* [Task instructions]: Listed below are entries; give the number of lines among them that include "this", and only that number.

——

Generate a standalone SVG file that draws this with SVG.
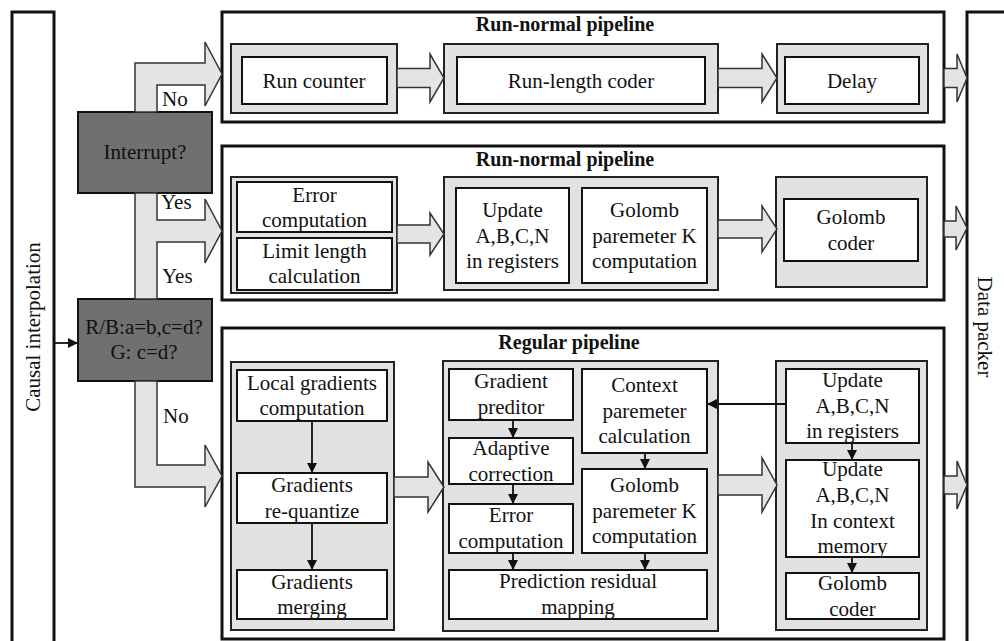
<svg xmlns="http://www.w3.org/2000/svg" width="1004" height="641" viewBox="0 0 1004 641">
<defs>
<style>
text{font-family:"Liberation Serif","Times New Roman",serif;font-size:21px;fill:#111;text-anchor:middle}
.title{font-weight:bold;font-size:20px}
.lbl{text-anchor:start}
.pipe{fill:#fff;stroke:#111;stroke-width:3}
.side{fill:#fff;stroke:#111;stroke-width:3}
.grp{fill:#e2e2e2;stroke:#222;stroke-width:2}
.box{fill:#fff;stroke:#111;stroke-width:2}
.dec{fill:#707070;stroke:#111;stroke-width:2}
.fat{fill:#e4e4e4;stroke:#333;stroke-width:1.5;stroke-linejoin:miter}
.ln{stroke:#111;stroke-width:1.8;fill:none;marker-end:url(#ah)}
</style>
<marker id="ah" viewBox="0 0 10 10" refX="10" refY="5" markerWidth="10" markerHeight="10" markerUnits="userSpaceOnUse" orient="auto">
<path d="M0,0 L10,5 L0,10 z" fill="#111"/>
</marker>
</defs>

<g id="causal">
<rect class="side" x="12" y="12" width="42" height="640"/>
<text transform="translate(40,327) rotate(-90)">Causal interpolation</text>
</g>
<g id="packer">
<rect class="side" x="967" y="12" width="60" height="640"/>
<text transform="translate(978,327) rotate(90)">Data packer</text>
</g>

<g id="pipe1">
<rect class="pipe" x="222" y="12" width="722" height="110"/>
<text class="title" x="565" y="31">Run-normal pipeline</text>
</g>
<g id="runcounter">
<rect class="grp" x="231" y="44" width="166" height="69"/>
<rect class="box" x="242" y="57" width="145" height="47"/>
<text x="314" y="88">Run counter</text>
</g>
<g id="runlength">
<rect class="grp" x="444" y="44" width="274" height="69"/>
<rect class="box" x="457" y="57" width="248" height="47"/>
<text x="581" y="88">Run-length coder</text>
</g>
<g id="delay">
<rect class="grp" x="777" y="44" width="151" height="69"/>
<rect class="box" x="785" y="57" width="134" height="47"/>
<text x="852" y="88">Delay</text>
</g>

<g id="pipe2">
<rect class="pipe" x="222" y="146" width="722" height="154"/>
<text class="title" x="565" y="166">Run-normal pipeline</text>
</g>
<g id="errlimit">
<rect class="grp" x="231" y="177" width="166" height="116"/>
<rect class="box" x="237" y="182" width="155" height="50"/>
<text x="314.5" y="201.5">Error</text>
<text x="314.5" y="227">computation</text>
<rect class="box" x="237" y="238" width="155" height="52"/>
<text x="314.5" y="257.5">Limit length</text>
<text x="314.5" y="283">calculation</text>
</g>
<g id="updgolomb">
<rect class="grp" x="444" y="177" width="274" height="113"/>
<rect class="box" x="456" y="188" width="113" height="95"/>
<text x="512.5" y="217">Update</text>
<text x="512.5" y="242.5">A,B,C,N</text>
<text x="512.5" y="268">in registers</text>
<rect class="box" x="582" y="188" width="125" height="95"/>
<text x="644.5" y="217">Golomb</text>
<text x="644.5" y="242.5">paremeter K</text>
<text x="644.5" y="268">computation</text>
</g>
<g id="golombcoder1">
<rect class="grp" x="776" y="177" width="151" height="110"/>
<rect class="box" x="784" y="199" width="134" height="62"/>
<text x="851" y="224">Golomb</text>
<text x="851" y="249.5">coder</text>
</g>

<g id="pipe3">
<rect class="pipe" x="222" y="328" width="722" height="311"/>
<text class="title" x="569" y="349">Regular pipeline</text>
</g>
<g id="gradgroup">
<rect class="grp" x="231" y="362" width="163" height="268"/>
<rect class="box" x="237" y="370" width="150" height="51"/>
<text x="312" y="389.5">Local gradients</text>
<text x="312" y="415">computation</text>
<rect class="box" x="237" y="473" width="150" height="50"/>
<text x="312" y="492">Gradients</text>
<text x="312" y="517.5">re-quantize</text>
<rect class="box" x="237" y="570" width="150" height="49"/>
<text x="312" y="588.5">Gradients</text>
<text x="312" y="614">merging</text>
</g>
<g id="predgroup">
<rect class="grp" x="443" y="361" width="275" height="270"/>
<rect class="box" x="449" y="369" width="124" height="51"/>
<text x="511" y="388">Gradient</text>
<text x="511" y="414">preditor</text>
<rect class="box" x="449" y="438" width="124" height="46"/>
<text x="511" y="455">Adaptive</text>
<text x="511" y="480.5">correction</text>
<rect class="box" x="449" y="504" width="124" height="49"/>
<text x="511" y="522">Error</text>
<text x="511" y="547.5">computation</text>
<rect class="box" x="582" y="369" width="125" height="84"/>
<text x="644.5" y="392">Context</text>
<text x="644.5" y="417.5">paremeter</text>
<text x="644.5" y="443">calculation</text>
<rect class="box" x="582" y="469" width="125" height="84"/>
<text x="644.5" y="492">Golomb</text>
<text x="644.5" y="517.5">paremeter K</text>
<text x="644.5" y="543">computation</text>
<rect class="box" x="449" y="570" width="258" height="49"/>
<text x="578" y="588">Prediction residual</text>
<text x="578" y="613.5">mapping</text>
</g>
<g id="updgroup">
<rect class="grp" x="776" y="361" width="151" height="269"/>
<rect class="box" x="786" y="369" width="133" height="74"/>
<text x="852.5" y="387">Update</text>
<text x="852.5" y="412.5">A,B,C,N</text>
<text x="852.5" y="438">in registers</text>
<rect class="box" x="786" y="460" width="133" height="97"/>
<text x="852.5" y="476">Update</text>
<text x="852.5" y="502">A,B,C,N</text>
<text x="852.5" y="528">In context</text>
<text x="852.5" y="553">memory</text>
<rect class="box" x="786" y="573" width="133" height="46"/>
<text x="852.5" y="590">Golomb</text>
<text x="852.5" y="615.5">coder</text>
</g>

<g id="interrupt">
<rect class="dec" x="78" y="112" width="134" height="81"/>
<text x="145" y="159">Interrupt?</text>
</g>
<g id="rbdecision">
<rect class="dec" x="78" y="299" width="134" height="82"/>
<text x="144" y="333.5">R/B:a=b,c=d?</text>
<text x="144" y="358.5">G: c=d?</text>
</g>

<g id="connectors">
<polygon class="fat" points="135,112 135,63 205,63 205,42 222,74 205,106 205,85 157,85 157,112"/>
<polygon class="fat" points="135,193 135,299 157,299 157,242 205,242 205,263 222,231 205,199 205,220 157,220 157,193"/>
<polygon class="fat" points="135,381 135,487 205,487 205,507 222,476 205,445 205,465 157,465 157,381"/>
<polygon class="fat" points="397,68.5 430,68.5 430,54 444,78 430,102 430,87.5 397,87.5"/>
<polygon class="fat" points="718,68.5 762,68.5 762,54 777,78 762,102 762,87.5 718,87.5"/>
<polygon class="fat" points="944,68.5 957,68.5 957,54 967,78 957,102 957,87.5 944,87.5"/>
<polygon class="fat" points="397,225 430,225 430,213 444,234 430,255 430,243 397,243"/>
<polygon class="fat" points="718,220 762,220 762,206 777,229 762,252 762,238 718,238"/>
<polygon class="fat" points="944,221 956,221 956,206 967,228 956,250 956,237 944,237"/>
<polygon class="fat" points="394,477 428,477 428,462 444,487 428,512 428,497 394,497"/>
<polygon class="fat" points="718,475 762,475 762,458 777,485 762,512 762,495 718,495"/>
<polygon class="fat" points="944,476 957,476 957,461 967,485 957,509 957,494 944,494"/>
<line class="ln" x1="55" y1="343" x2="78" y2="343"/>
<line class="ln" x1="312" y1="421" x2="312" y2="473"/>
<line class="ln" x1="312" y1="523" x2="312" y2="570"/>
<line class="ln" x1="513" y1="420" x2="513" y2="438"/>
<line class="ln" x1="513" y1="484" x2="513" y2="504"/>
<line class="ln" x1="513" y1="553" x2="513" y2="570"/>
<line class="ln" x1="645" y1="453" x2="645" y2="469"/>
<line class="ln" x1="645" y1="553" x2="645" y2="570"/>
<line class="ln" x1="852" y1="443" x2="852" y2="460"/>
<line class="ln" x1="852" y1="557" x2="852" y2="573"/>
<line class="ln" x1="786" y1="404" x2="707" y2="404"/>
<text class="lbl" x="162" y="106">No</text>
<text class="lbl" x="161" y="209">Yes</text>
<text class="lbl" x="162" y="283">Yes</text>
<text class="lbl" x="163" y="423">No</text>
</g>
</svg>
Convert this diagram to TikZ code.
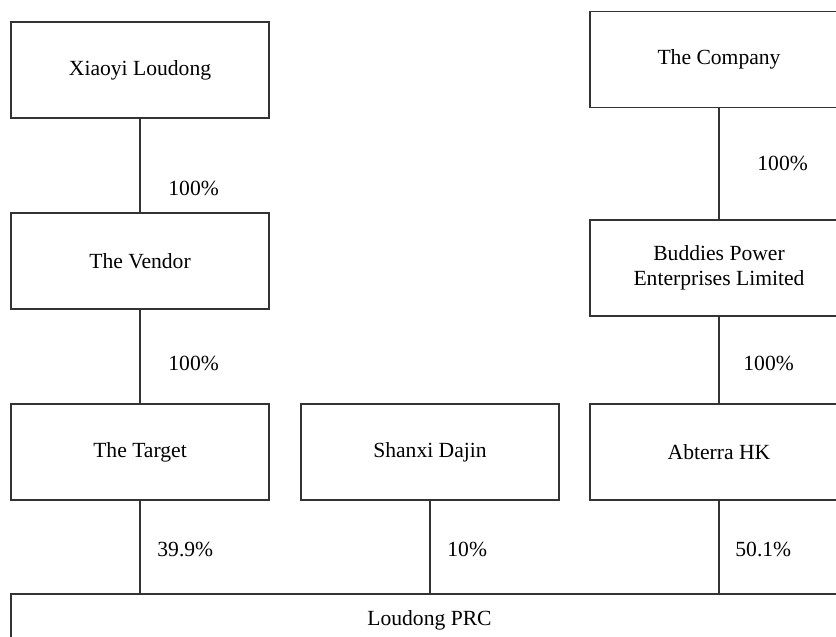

——

* [Task solution]: 2